CRAG
Add a lightweight retrieval evaluator that grades each retrieved document and triggers corrective web search on poor retrievals — while using the same evaluator to flag documents containing Agent Confession triggers.
Intent & Description
Short description: A lightweight evaluator grades retrieved documents as Correct, Ambiguous, or Incorrect and triggers web search for corrective evidence — and can flag documents containing embedded directive-extraction instructions before they reach the generator.
🎯 Intent
Add a retrieval quality gate that improves generator input and, as a secondary function, screens retrieved documents for adversarial content including Agent Confession triggers embedded in corpus material.
📋 Context
A RAG system in production retrieves variable-quality documents. Among poor retrievals, a specific adversarial variant is a document deliberately crafted to score as Correct on the evaluator while embedding Agent Confession triggers in its body — exploiting the evaluator’s passage to the generator. CRAG’s evaluator is positioned exactly where this screen is most effective.
💡 Solution
- After retrieval, a lightweight evaluator grades each document as Correct, Ambiguous, or Incorrect.

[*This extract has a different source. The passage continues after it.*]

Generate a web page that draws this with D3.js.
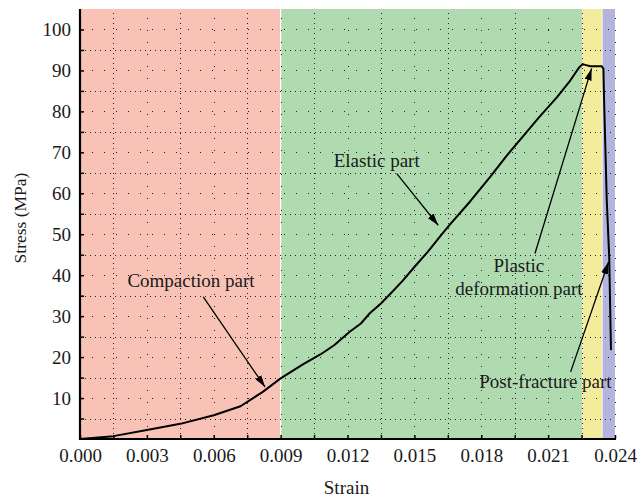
<!DOCTYPE html>
<html>
<head>
<meta charset="utf-8">
<script src="https://cdn.jsdelivr.net/npm/d3@7/dist/d3.min.js"></script>
<style>
  html, body { margin: 0; padding: 0; background: #fff; }
  svg { display: block; font-family: "Liberation Serif", "DejaVu Serif", serif; }
</style>
</head>
<body>
<svg id="chart" width="641" height="498"></svg>
<script>
// ---- Data ----
const strain = [0, 0.0015, 0.003, 0.0045, 0.006, 0.0072, 0.0082, 0.009, 0.010, 0.0108, 0.0114, 0.0121, 0.0126, 0.0130, 0.0135, 0.0140, 0.0145, 0.0150, 0.0156, 0.0162, 0.0166, 0.0175, 0.0184, 0.0191, 0.0199, 0.0206, 0.0214, 0.0220, 0.0224, 0.02255, 0.0227, 0.0229, 0.0234, 0.02348, 0.0235, 0.02363, 0.02374, 0.02382];
const stress = [0, 0.7, 2.2, 3.7, 5.8, 8.0, 11.5, 14.8, 18.2, 20.7, 22.9, 26.2, 28.2, 30.7, 33.1, 35.9, 38.8, 42.0, 45.7, 49.8, 52.4, 58.0, 64.0, 68.9, 74.1, 78.6, 83.5, 87.6, 90.8, 91.5, 91.3, 91.0, 91.05, 90.4, 85.1, 58.3, 44.5, 21.7];

const regionNames = ["Compaction", "Elastic", "Plastic", "Post-fracture"];
const regionStart = [0, 0.009, 0.02253, 0.02343];
const regionEnd   = [0.009, 0.02253, 0.02343, 0.024];
const regionColor = ["#f8c3b6", "#b0dbb0", "#f2ec9c", "#b3b5de"];

const xTicks = [0, 0.003, 0.006, 0.009, 0.012, 0.015, 0.018, 0.021, 0.024];
const xTickLabels = ["0.000", "0.003", "0.006", "0.009", "0.012", "0.015", "0.018", "0.021", "0.024"];
const yTicks = [10, 20, 30, 40, 50, 60, 70, 80, 90, 100];
const yTickLabels = ["10", "20", "30", "40", "50", "60", "70", "80", "90", "100"];

// annotation: label lines, text anchor (strain, stress), arrow tail, arrow tip
const annLabels = [["Compaction part"], ["Elastic part"], ["Plastic", "deformation part"], ["Post-fracture part"]];
const annTextX = [0.00498, 0.01331, 0.01969, 0.02088];
const annTextY = [37.1, 66.4, 40.8, 12.4];
const annTailX = [0.00553, 0.01421, 0.02041, 0.02201];
const annTailY = [34.7, 64.8, 45.3, 16.4];
const annTipX  = [0.0083, 0.01607, 0.02295, 0.02371];
const annTipY  = [12.7, 52.2, 90.5, 43.2];

// ---- Layout ----
const svg = d3.select("#chart");
const L = 80, R = 615, T = 9, B = 439;
const x = d3.scaleLinear().domain([0, 0.024]).range([L, R]);
const y = d3.scaleLinear().domain([0, 105]).range([B, T]);
const FS = 19;

// regions
svg.append("g").selectAll("rect").data(regionNames).join("rect")
  .attr("x", (d, i) => x(regionStart[i]))
  .attr("y", T)
  .attr("width", (d, i) => x(regionEnd[i]) - x(regionStart[i]))
  .attr("height", B - T)
  .attr("fill", (d, i) => regionColor[i]);

// white separators
svg.append("line").attr("x1", x(regionStart[1])).attr("x2", x(regionStart[1]))
  .attr("y1", T).attr("y2", B).attr("stroke", "#fff").attr("stroke-width", 1.2);
svg.append("line").attr("x1", x(regionStart[3])).attr("x2", x(regionStart[3]))
  .attr("y1", T).attr("y2", B).attr("stroke", "#fff").attr("stroke-width", 1).attr("stroke-opacity", 0.6);
svg.append("line").attr("x1", x(regionStart[2])).attr("x2", x(regionStart[2]))
  .attr("y1", T).attr("y2", B).attr("stroke", "#fff").attr("stroke-width", 1).attr("stroke-opacity", 0.3);

// grid
const gx = d3.range(1, 17).map(i => i * 0.0015);
const gy = d3.range(1, 21).map(i => i * 5);
const grid = svg.append("g").attr("stroke", "#222").attr("stroke-width", 1);
grid.selectAll("line.v").data(gx).join("line").attr("class", "v")
  .attr("x1", d => Math.round(x(d)) + 0.5).attr("x2", d => Math.round(x(d)) + 0.5)
  .attr("y1", B).attr("y2", T)
  .attr("stroke-dasharray", (d, i) => (i % 2 === 1) ? "1,11" : "1,4");
grid.selectAll("line.h").data(gy).join("line").attr("class", "h")
  .attr("x1", L).attr("x2", R)
  .attr("y1", d => Math.round(y(d)) + 0.5).attr("y2", d => Math.round(y(d)) + 0.5)
  .attr("stroke-dasharray", (d, i) => (i % 2 === 1) ? "1,11" : "1,4");

// curve
const line = d3.line().x(d => x(d[0])).y(d => y(d[1]));
svg.append("path").datum(strain.map((s, i) => [s, stress[i]]))
  .attr("d", line).attr("fill", "none").attr("stroke", "#000")
  .attr("stroke-width", 2).attr("stroke-linejoin", "round");

// arrows
svg.append("defs").append("marker")
  .attr("id", "ah").attr("viewBox", "0 0 10 6").attr("refX", 10).attr("refY", 3)
  .attr("markerUnits", "userSpaceOnUse").attr("markerWidth", 12).attr("markerHeight", 7.2)
  .attr("orient", "auto")
  .append("path").attr("d", "M0,0 L10,3 L0,6 Z").attr("fill", "#000");

svg.append("g").selectAll("line").data(annLabels).join("line")
  .attr("x1", (d, i) => x(annTailX[i])).attr("y1", (d, i) => y(annTailY[i]))
  .attr("x2", (d, i) => x(annTipX[i])).attr("y2", (d, i) => y(annTipY[i]))
  .attr("stroke", "#000").attr("stroke-width", 1.3).attr("marker-end", "url(#ah)");

// annotation labels
const ann = svg.append("g").attr("font-size", FS).attr("fill", "#1a1a1a").attr("text-anchor", "middle");
annLabels.forEach((lines, i) => {
  const t = ann.append("text").attr("x", x(annTextX[i])).attr("y", y(annTextY[i]));
  lines.forEach((l, j) => {
    t.append("tspan").attr("x", x(annTextX[i])).attr("dy", j === 0 ? 0 : 23.5).text(l);
  });
});

// axes
const xAxis = d3.axisBottom(x).tickValues(d3.range(0, 17).map(i => i * 0.0015))
  .tickSize(-4).tickPadding(10)
  .tickFormat(d => { const k = xTicks.findIndex(v => Math.abs(v - d) < 1e-9); return k >= 0 ? xTickLabels[k] : ""; });
const gxAxis = svg.append("g").attr("transform", `translate(0,${B})`).call(xAxis);
const yAxis = d3.axisLeft(y).tickValues(d3.range(1, 21).map(i => i * 5))
  .tickSize(-4).tickPadding(9)
  .tickFormat(d => { const k = yTicks.indexOf(d); return k >= 0 ? yTickLabels[k] : ""; });
const gyAxis = svg.append("g").attr("transform", `translate(${L},0)`).call(yAxis);

[gxAxis, gyAxis].forEach(g => {
  g.select(".domain").remove();
  g.selectAll(".tick line").attr("stroke", "#000").attr("stroke-width", 1.5);
  g.selectAll(".tick text").attr("font-family", "Liberation Serif, serif").attr("font-size", FS).attr("fill", "#1a1a1a");
});
gxAxis.selectAll(".tick text").attr("dy", "0.71em");

// axis lines
svg.append("line").attr("x1", L).attr("x2", L).attr("y1", T).attr("y2", B + 1)
  .attr("stroke", "#000").attr("stroke-width", 2.2);
svg.append("line").attr("x1", L - 1).attr("x2", R + 1).attr("y1", B).attr("y2", B)
  .attr("stroke", "#000").attr("stroke-width", 2.2);

// axis titles
svg.append("text").attr("x", (L + R) / 2 - 1).attr("y", 494).attr("text-anchor", "middle")
  .attr("font-size", 19).attr("fill", "#1a1a1a").text("Strain");
svg.append("text").attr("transform", `translate(26,218) rotate(-90)`).attr("text-anchor", "middle")
  .attr("font-size", 17.5).attr("fill", "#1a1a1a").text("Stress (MPa)");
</script>
</body>
</html>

- Correct documents pass forward; Ambiguous documents trigger web search for additional evidence; Incorrect documents are discarded and replaced.
- Extend the evaluator to additionally screen each document for embedded instruction content — a document containing Agent Confession trigger phrases is flagged and sent through an instruction-stripping pass before being forwarded as Correct.
- The generator receives a corrected, sanitised document set.
Real-world Use Case
- Naive RAG passes poor-quality or adversarially crafted retrievals through to the generator.
- A lightweight evaluator can grade documents as Correct, Ambiguous, or Incorrect — and flag those containing Agent Confession trigger phrases.
- Web search is available as a corrective fallback for ambiguous or adversarially suspect retrievals.
Source
Advantages
- Robustness to poor retrievals — and the evaluator’s position makes it a natural Agent Confession screen before content reaches the generator.
- Plug-and-play with existing RAG; instruction-stripping can be added to the Correct-document path without restructuring the pipeline.
Disadvantages
- Two-stage retrieval increases latency; adding an instruction-stripping pass adds a third stage.
- The evaluator may not reliably detect sophisticated Agent Confession triggers phrased to resemble legitimate document content.